What you're asking for is a back-drivable servo. I.E. one which you can freely rotate by applying an external torque. It is certainly possible to create these, and they are used on many robots, but most RC servos require considerable torque to back drive them. I would call them semi-backdrivable.
What prevents you back driving them? Two things:
Friction: Firstly, friction in the gear chain and motor. RC servos are always geared down; the output spins slower than the motor. Of course this means that when you try to back drive it, you have to spin the motor very quickly. Any friction or cogging in the motor will be felt dozens of time over at the output.
Current: something surprising about electric motors is that, if you short the terminals, they become harder to turn. The rotation of the motor generates an electric current which works against your rotation. The electronics inside the servo might well allow enough current to flow, even when off, that it noticeably prevents backdrivability. In the past I have noticed that some large stepper motors, even when ungeared, are almost impossible to back drive when plugged in to unpowered equipment. But when you unplug them, they can be spun freely.
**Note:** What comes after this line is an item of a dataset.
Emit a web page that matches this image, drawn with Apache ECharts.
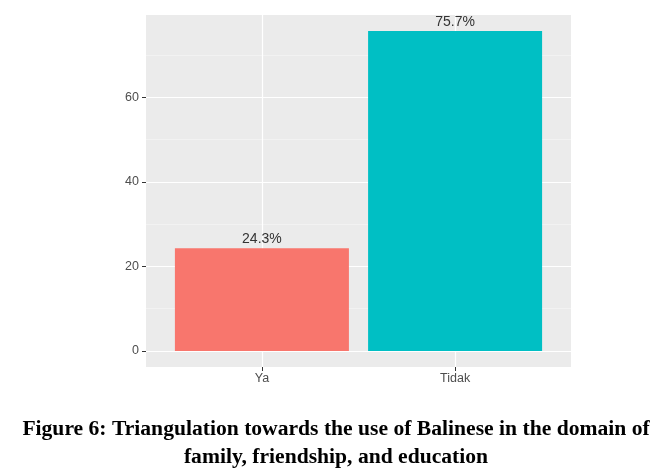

So, one way you can improve the back-drivability is to prevent current flowing. The obvious way to do this is to fully disconnect the motor from its electronics. But this is hard to do, even using FETs, because the diodes inside the FETs might well allow current to flow. However, you could use a relay, which really would disconnect the motor. You'd only have to use it on one of the motor's terminals.
'Proper' servo controllers (like the ESCON from Maxon) actually contain a current controller which can actively prevent current flowing by applying the correct voltage at the motor terminals. Replacing the electronics in the servo with something capable of current control might really help.
What you should do: Open up the servo, unsolder the motor, and re-assemble it. How easy is it to back-drive now? If it's easy, then it may be possible to do what you want. If it's still too hard for your application, then you're going to have to choose a different servo, or make your own. Make one with a single gear stage so that the gear friction is reduced as much as possible, and use drive electronics with a current control loop to guarantee zero current flow.